Both figures in this composition are in the shadow of the big trees on the left.  This means the apparent primary light source is the cool, ambient light refracted by the sky and coming from the right…which means the flesh tones are darker and cooler than they would normally be. This can pose a really tricky color-mixing challenge and is one major reason why I like to have the background painted before working on the figures.  If I were to try and paint the girls first, without the visual context of their surroundings, making correct color choices would be much more difficult.

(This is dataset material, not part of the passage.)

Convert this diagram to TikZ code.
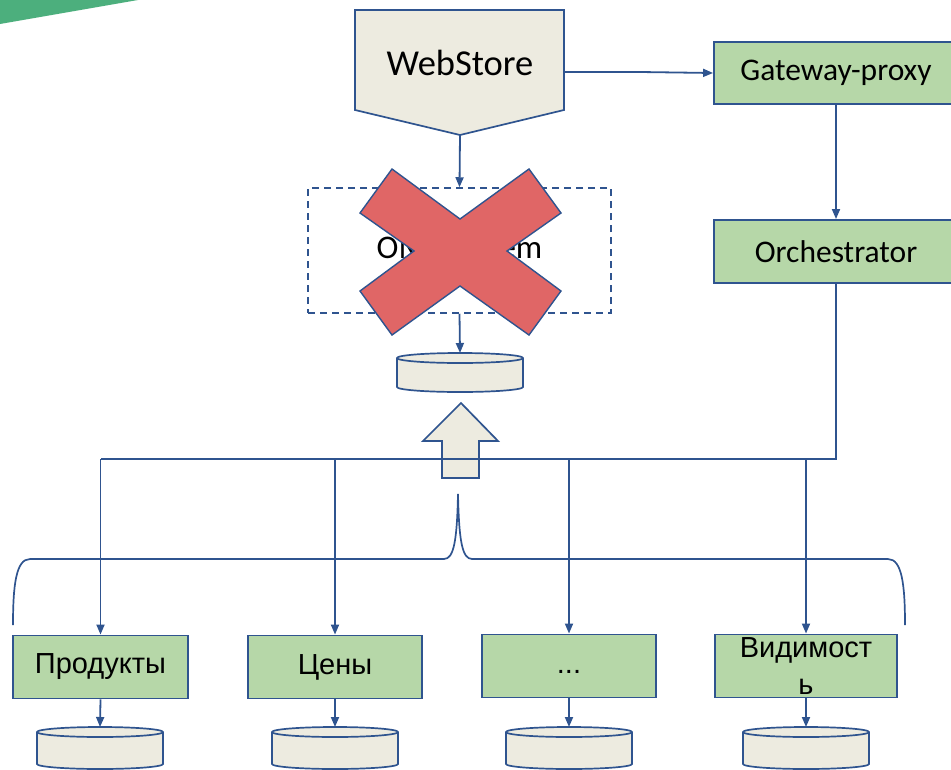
\documentclass[tikz,border=0pt]{standalone}
\usepackage{fontspec}
\setmainfont{Carlito}
\newfontfamily\arialf{Liberation Sans}
\usetikzlibrary{arrows.meta,calc}

\definecolor{edge}{RGB}{47,84,143}
\definecolor{boxgreen}{RGB}{182,215,168}
\definecolor{beige}{RGB}{237,235,224}
\definecolor{crossred}{RGB}{224,102,102}
\definecolor{corner}{RGB}{76,175,125}

% database cylinder: #1 name, #2 centre x, #3 top y, #4 bottom y
\newcommand{\dbcyl}[4]{%
  \coordinate (#1) at (#2,#3);
  \filldraw[fill=beige, draw=edge, line width=1.7pt]
    ($(#2,#3)+(-63,0)$) -- ($(#2,#4)+(-63,0)$) arc (180:360:63pt and 5pt)
    -- ($(#2,#3)+(63,0)$) arc (0:180:63pt and 5pt) -- cycle;
  \draw[edge, line width=1.7pt] ($(#2,#3)+(-63,0)$) arc (180:360:63pt and 5pt);
}

\begin{document}
\begin{tikzpicture}[x=1pt, y=-1pt,
  conn/.style={draw=edge, line width=1.8pt},
  arr/.style={conn, -{Triangle[length=10pt,width=8pt]}},
  svc/.style={draw=edge, line width=1.9pt, fill=boxgreen, inner sep=0pt,
    minimum height=62pt, font=\fontsize{31.5}{36}\selectfont},
  micro/.style={draw=edge, line width=1.9pt, fill=boxgreen, inner sep=0pt,
    minimum height=63pt, font=\arialf\fontsize{29}{37}\selectfont, align=center}]
\useasboundingbox (0,0) rectangle (951,769);
\clip (0,0) rectangle (951,769);

% corner band
\fill[corner] (0,0) -- (138,0) -- (0,24) -- cycle;

% WebStore front end
\filldraw[fill=beige, draw=edge, line width=1.7pt]
  (355,10) -- (564,10) -- (564,110) -- (460,135) -- (355,110) -- cycle;
\node[font=\fontsize{36.5}{40}\selectfont] (web) at (460,63) {WebStore};
\coordinate (webtip) at (460,135);
\coordinate (webright) at (564,72);

% gateway and orchestrator
\node[svc, minimum width=244pt] (gw) at (836,73) {Gateway-proxy};
\node[svc, minimum width=244pt, minimum height=63pt] (orch) at (836,251.5) {Orchestrator};

% retired monolith
\node[draw=edge, dashed, dash pattern=on 7pt off 5pt, line width=1.5pt,
  minimum width=303pt, minimum height=125pt, inner sep=0pt,
  font=\fontsize{33}{36}\selectfont] (oms) at (459.5,250.5) {OMS system};
\filldraw[fill=crossred, draw=edge, line width=1.4pt]
  (392,169) -- (460,219) -- (529,169) -- (561,213) -- (507,251) -- (561,291)
  -- (529,335) -- (460,286) -- (392,335) -- (360,291) -- (414,251) -- (360,213) -- cycle;

\dbcyl{omsdb}{460}{358}{387}

\draw[arr] (webtip) -- (oms.north);
\draw[arr] (oms.south) -- ($(omsdb)+(0,-5)$);
\draw[conn] (webright) -- (640,72);
\draw[arr] (640,72) -- (gw.west);
\draw[arr] (gw.south) -- (orch.north);

% migration arrow
\filldraw[fill=beige, draw=edge, line width=1.7pt]
  (461,403) -- (498,441) -- (479,441) -- (479,478) -- (442,478) -- (442,441) -- (423,441) -- cycle;

% microservices
\node[micro, minimum width=175pt] (p1) at (100.5,667) {Продукты};
\node[micro, minimum width=174pt] (p2) at (335,667) {Цены};
\node[micro, minimum width=174pt] (p3) at (569,666) {\raisebox{-7pt}[0pt][0pt]{...}};
\node[micro, minimum width=182pt] (p4) at (806,666) {Видимост\\ь};

\dbcyl{d1}{100}{732}{764}
\dbcyl{d2}{335}{732}{764}
\dbcyl{d3}{569}{732}{764}
\dbcyl{d4}{806}{732}{764}

\foreach \s/\d in {p1/d1, p2/d2, p3/d3, p4/d4}
  \draw[arr] (\s.south) -- ($(\d)+(0,-5)$);

% orchestrator bus
\coordinate (bus) at (836,459);
\draw[conn] (orch.south) -- (bus) -- (bus -| p1.north);
\foreach \p in {p1, p2, p3, p4}
  \draw[arr] (bus -| \p.north) -- (\p.north);

% grouping brace
\draw[edge, line width=1.7pt]
  (13,625) .. controls (13,585) and (16,559) .. (30,559) -- (444,559)
  .. controls (454,559) and (457,540) .. (458,494)
  .. controls (459,540) and (462,559) .. (472,559) -- (888,559)
  .. controls (902,559) and (905,585) .. (905,625);
\end{tikzpicture}
\end{document}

Even with the background in place when I started working on the older sister, It was hard not to doubt my color choices while I was painting the face.  Everything looked way to dark, and very purple.  But once I had the hair blocked in, everything seemed to snap into place.  It’s a fascinating phenomenon, to me, how at a certain point, enough visual information is in place for your brain to stop reacting to the paint on the canvas as a lot of weird, colored shapes, and  instead recognize a particular object in a particular kind of light.  Once that switch gets flipped, refining the colors and forms is so much easier.


Once one section of the figure is finished, in this case the head, painting the rest of the flesh tones is usually much easier.  The color still looked much too dark on the palette, but once they were on the canvas, their relationship to the finished face made them feel correct.  I continued working from back to front so that I was never trying to paint up against a finished edge.

The darker color palette in the shadows really started to feel right after the white pages of the book were finished.


I kept moving forward, painting the shirt, the shorts, the right leg and the left shoe.  By now color decisions were pretty easy.   There was a lot of visual context for them, and I was familiar with the palette from previous days of painting in the same area.

I generally take some photographs of my progress at the end of each work day.  It allows me to get a different view on the painting, and I often catch little things I need to fix.  It also serves as a sort of visual work diary.  What is often very interesting about photographing paintings in progress, is how the camera interprets the image.  Even my Nikon DSLR has a really hard time with exposure and white balance, often requiring that I shoot in full manual mode…but my phone camera, which uses complex algorithms to try and make every shot as ‘good’ as possible, can get really freaked out.  I can usually tell when the color scheme of a painting is starting to work when the cameras stop trying to ‘fix’ the flesh tones.  That finally started happening at this point…although the wee computer brain was still certain the exposure was wrong.


With the completion of the right arm, the older sister was finished.